Data supplied -
========

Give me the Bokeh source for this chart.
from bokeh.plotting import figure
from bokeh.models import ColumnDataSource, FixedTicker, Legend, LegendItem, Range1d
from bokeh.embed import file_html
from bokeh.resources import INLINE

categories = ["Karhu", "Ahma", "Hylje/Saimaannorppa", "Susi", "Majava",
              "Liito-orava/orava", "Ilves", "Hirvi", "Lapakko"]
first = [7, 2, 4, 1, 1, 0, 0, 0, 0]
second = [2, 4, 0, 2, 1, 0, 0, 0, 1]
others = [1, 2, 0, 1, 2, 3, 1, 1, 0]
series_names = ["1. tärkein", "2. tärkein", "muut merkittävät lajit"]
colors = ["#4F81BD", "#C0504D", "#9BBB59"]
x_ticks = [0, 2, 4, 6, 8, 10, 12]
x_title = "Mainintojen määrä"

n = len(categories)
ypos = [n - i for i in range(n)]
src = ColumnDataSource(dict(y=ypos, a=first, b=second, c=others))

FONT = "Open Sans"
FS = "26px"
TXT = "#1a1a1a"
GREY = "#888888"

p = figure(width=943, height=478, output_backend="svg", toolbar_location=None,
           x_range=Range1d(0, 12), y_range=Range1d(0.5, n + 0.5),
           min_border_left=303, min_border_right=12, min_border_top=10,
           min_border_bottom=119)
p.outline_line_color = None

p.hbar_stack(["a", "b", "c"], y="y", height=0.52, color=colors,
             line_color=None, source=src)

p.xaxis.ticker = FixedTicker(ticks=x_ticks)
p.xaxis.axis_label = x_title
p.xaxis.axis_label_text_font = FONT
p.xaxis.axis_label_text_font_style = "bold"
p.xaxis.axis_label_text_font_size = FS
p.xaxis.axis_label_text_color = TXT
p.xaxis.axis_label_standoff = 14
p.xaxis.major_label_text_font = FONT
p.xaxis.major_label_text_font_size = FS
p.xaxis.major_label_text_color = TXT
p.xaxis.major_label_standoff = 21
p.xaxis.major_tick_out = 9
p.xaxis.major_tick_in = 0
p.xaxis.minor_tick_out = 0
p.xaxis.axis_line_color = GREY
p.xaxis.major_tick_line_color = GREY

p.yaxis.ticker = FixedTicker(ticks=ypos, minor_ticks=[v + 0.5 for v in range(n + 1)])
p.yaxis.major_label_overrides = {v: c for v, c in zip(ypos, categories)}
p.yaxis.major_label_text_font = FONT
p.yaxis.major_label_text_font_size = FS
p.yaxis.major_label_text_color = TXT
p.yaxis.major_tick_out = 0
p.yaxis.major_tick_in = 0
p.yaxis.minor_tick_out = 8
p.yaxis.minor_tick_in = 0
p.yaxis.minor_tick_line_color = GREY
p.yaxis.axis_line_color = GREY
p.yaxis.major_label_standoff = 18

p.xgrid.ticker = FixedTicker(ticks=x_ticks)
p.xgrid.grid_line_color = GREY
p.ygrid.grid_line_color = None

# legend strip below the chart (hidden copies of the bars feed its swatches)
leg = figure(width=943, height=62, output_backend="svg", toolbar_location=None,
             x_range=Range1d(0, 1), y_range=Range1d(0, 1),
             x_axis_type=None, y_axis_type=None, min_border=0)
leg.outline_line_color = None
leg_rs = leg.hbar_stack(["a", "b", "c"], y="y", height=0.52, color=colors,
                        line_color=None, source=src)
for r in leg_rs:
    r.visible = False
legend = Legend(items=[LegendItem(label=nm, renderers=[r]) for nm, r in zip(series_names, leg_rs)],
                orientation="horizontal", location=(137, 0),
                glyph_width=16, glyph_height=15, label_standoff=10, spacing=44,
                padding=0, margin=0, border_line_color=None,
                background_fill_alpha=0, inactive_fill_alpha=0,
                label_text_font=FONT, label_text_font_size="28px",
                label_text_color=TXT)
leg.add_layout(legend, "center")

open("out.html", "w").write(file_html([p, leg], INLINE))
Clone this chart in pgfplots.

========

Aim of the task - Only the lines from the top of the data through the line that contains "p.outline_line_color = None" should be quoted, exactly as they stand.

Completed exercise -
Give me the Bokeh source for this chart.
from bokeh.plotting import figure
from bokeh.models import ColumnDataSource, FixedTicker, Legend, LegendItem, Range1d
from bokeh.embed import file_html
from bokeh.resources import INLINE

categories = ["Karhu", "Ahma", "Hylje/Saimaannorppa", "Susi", "Majava",
              "Liito-orava/orava", "Ilves", "Hirvi", "Lapakko"]
first = [7, 2, 4, 1, 1, 0, 0, 0, 0]
second = [2, 4, 0, 2, 1, 0, 0, 0, 1]
others = [1, 2, 0, 1, 2, 3, 1, 1, 0]
series_names = ["1. tärkein", "2. tärkein", "muut merkittävät lajit"]
colors = ["#4F81BD", "#C0504D", "#9BBB59"]
x_ticks = [0, 2, 4, 6, 8, 10, 12]
x_title = "Mainintojen määrä"

n = len(categories)
ypos = [n - i for i in range(n)]
src = ColumnDataSource(dict(y=ypos, a=first, b=second, c=others))

FONT = "Open Sans"
FS = "26px"
TXT = "#1a1a1a"
GREY = "#888888"

p = figure(width=943, height=478, output_backend="svg", toolbar_location=None,
           x_range=Range1d(0, 12), y_range=Range1d(0.5, n + 0.5),
           min_border_left=303, min_border_right=12, min_border_top=10,
           min_border_bottom=119)
p.outline_line_color = None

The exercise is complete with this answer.